WORK INSTRUCTIONS
Set down the data below from its first line to the line holding "ax = fig.add_axes([46", inclusive; omit all pictures.

SUPPLIED DATA
┄┄┄┄┄┄┄┄┄┄┄┄┄┄┄┄┄┄┄┄
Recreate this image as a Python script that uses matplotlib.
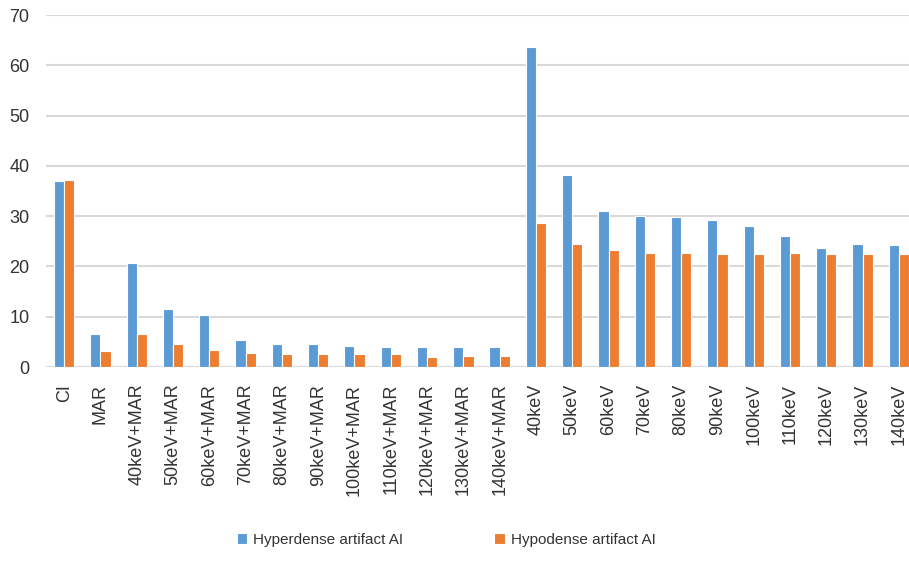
import matplotlib
matplotlib.use('Agg')
from matplotlib import pyplot as plt
import numpy as np

plt.rcParams['font.family'] = ['Liberation Sans', 'DejaVu Sans']

categories = ['CI', 'MAR', '40keV+MAR', '50keV+MAR', '60keV+MAR', '70keV+MAR',
              '80keV+MAR', '90keV+MAR', '100keV+MAR', '110keV+MAR', '120keV+MAR',
              '130keV+MAR', '140keV+MAR', '40keV', '50keV', '60keV', '70keV',
              '80keV', '90keV', '100keV', '110keV', '120keV', '130keV', '140keV']
hyperdense = [36.9, 6.6, 20.7, 11.5, 10.4, 5.4, 4.5, 4.5, 4.2, 3.9, 3.9, 3.9, 3.9,
              63.7, 38.1, 31.0, 30.1, 29.9, 29.3, 28.1, 26.0, 23.7, 24.5, 24.2]
hypodense = [37.2, 3.1, 6.6, 4.5, 3.3, 2.7, 2.5, 2.5, 2.5, 2.5, 1.9, 2.1, 2.1,
             28.7, 24.5, 23.3, 22.7, 22.7, 22.5, 22.5, 22.7, 22.5, 22.5, 22.5]
yticks = [0, 10, 20, 30, 40, 50, 60, 70]

fig = plt.figure(figsize=(9.09, 5.71), dpi=100)
ax = fig.add_axes([46 / 909, 204 / 571, 871 / 909, 352 / 571])

x = np.arange(len(categories))
w = 0.28
ax.bar(x - w / 2, hyperdense, w, color='#5B9BD5', edgecolor='white', linewidth=0.8,
       label='Hyperdense artifact AI', zorder=3)
ax.bar(x + w / 2, hypodense, w, color='#ED7D31', edgecolor='white', linewidth=0.8,
       label='Hypodense artifact AI', zorder=3)

ax.set_xlim(-0.5, len(categories) - 0.5)
ax.set_ylim(0, 70)
ax.set_yticks(yticks)
ax.yaxis.grid(True, color='#d9d9d9', linewidth=1.5, zorder=0)
for s in ax.spines.values():
    s.set_visible(False)
ax.axhline(0, color='#d9d9d9', linewidth=1.5, zorder=2)
ax.tick_params(length=0, labelsize=13, colors='#333333')
ax.tick_params(axis='y', pad=12)
ax.tick_params(axis='x', pad=12)
ax.set_xticks(x)
ax.set_xticklabels(categories, rotation=90, va='top', ha='center')

fig.legend(loc='center', bbox_to_anchor=(446 / 909, 1 - 540 / 571), ncol=2,
           frameon=False, fontsize=11, handlelength=0.7, handleheight=0.7,
           handletextpad=0.35, columnspacing=6.0, labelcolor='#333333')

fig.savefig('out.png', dpi=100)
┄┄┄┄┄┄┄┄┄┄┄┄┄┄┄┄┄┄┄┄
TASK RESULT
Recreate this image as a Python script that uses matplotlib.
import matplotlib
matplotlib.use('Agg')
from matplotlib import pyplot as plt
import numpy as np

plt.rcParams['font.family'] = ['Liberation Sans', 'DejaVu Sans']

categories = ['CI', 'MAR', '40keV+MAR', '50keV+MAR', '60keV+MAR', '70keV+MAR',
              '80keV+MAR', '90keV+MAR', '100keV+MAR', '110keV+MAR', '120keV+MAR',
              '130keV+MAR', '140keV+MAR', '40keV', '50keV', '60keV', '70keV',
              '80keV', '90keV', '100keV', '110keV', '120keV', '130keV', '140keV']
hyperdense = [36.9, 6.6, 20.7, 11.5, 10.4, 5.4, 4.5, 4.5, 4.2, 3.9, 3.9, 3.9, 3.9,
              63.7, 38.1, 31.0, 30.1, 29.9, 29.3, 28.1, 26.0, 23.7, 24.5, 24.2]
hypodense = [37.2, 3.1, 6.6, 4.5, 3.3, 2.7, 2.5, 2.5, 2.5, 2.5, 1.9, 2.1, 2.1,
             28.7, 24.5, 23.3, 22.7, 22.7, 22.5, 22.5, 22.7, 22.5, 22.5, 22.5]
yticks = [0, 10, 20, 30, 40, 50, 60, 70]

fig = plt.figure(figsize=(9.09, 5.71), dpi=100)
ax = fig.add_axes([46 / 909, 204 / 571, 871 / 909, 352 / 571])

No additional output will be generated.